Redaksi86.com – Apa tanda Melayu jati. Hutan tanah dijaga sepenuh hati. Apa tanda Melayu berani, terhadap cabaran suka dia dihadapi. Dahulu di Riau, ada tokoh fenomenal Tabrani. Disusul pula Al Azhar Al Rohul-i. Bersambung pula ke ghezah Hajjah Azlaini. Nun jauh di sudut Kota Dumai, lahirlah budak Melayu “teking” bernama Syahril Abu Bakar.
Masuk APDN berita cita ingin jadi pamong negeri. Tapi arah haluan hidup berubah, ketika melihat puak Melayu luntang-lantung di tanah sendiri. Syahril muda merenung akan hutan tanah Bumi Lancang Kuning dibabat HPH, berlanjut HTI (Akasia) dan kini HGU (Negeri 1000 Sawit).
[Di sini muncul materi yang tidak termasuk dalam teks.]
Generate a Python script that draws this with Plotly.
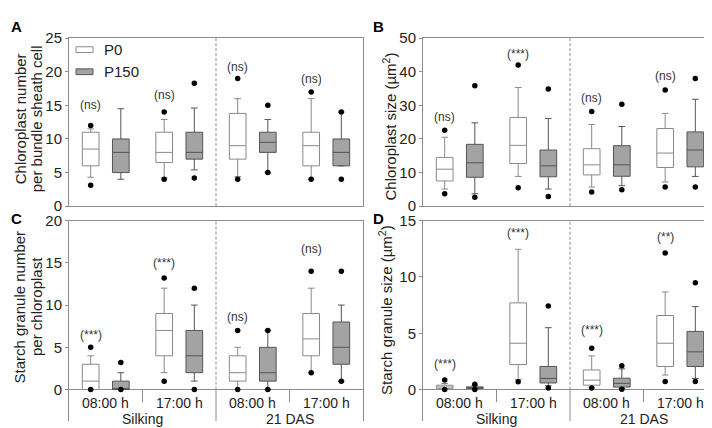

Dilihat Syahril yang punya bukan putra-putri rantau ini, bahkan hutan tanah bekecai, Sungai tempat peradaban Melayu besepai, nak kerja di perusahaan pun badan tekelepai.
Ia putar arah hendak jadi pengusaha. Dia nekat berhenti dari PNS, apatah lagi ikrarnya terbukti. “Kalau Bang Rusli jadi Gubernur, jelas aku berhenti,” demikian azam membuku di hati.
Saya baru beberapa bulan ini (di jung tahun 2024) memahami sosok Kanda Syahril Abu Bakar. Beliau mengombinasikan rasa sayang pada dunia Melayu dengan keinginan untuk membangkitkan ekonomi putra-putri dengan merebut peluang bisnis. Banyak orang yang tidak memahaminya sewaktu “heboh” Lembaga Adat Melayu beberapa tahun lalu.
Kanda Syahril, begitu saya selalu menyebut beliau, berdiri di antara Marx dan kaum Platois. “Materi membentuk peradaban,” kata Marx, karena itulah seorang Syahril AB mengambil jalan pragmatis dengan kecenderungan bisnis demi menegakkan kepala orang Melayu.
Tapi Syahril juga masih menyimpan memori tentang idelita Melayu, komitmen menjaga marwah, membela puak Melayu, dan belum lama ini “mendadak geruduk” Krimum Polda Riau demi membela 3 Budak Rohul yang tersandera hukum.
Di tengah arus kontroversi definisi lembaga adat, tokoh adat, dan Riau yang semakin kehilangan figur pembela secara dramatis – spontan, Syahril sesekali muncul dengan natural. Tidak dibuat-buat.
Ketika saya meminta rekomendasi untuk dibantu Bank Indonesia Perwakilan Riau, sekitar sebulan lalu, beliau langsung menyambut dengan jiwa khitmat. “Bikinkan konsepnya Pak Doktor, segera kita ketik suratnya,” demikianlah potret komitmen kemelayuan seadanya.
Padahal hubungan kami “due beradek” kawan bergelut bak lautan kadang pasang surut. Tau sama tau lah, “saya ini ‘sepeda tak berlampu,’ sekali muncul kemusykilan yang mengacau negeri saya sikat. Kadang tak tahu entah siapa yang tersinggung atau tersenggol.
Beliau Kanda Syahril tak pernah mengingat saya pernah mengkritik idenya, atau berbeda pendapat dan pandangan. Saya pun melakukan semua itu demi memartabatkan negeri. Dengan idealisme yang tanpa basa-basi, sebagaimana beliau, pasti ada pro-kontra. Dan itulah dinamika manusia dengan kebudayaannya, dengan kreasi sejarah yang hendak diukirnya. Serta dengan pilihan cara, tindakan, dan kebijakan yang tak mesti diterima semuanya.
Saya kira Kanda Syahril Abu Bakar ada benarnya. Kombinasi materialisme Marx dan spiritualisme Melayu masih dibutuhkan hari ini di Bumi Riau. Kalau budak-budak Melayu masih “segan silu” bersaing dalam pertarungan bisnis, pertandingan ekonomi, merebut PHR dan perusahaan-perusahaan yang sudah lama menjarah pertiwi, maka alamat mereka hidup papa kedana. Hutan tanah dikuasai orang, nak memancing sungai kerontang, pergi berladang dicegat satpam kumisnya panjang, mencari rotan dikejar siamang, pergi kenduri diketepi orang, masuk gelanggang (politik) kepala berkubang, nak maju Pilkada kocik saku berlobang, ikut tender tak pernah menang, tinggal di rumah bini meradang, sampai mati tak bayang hutang.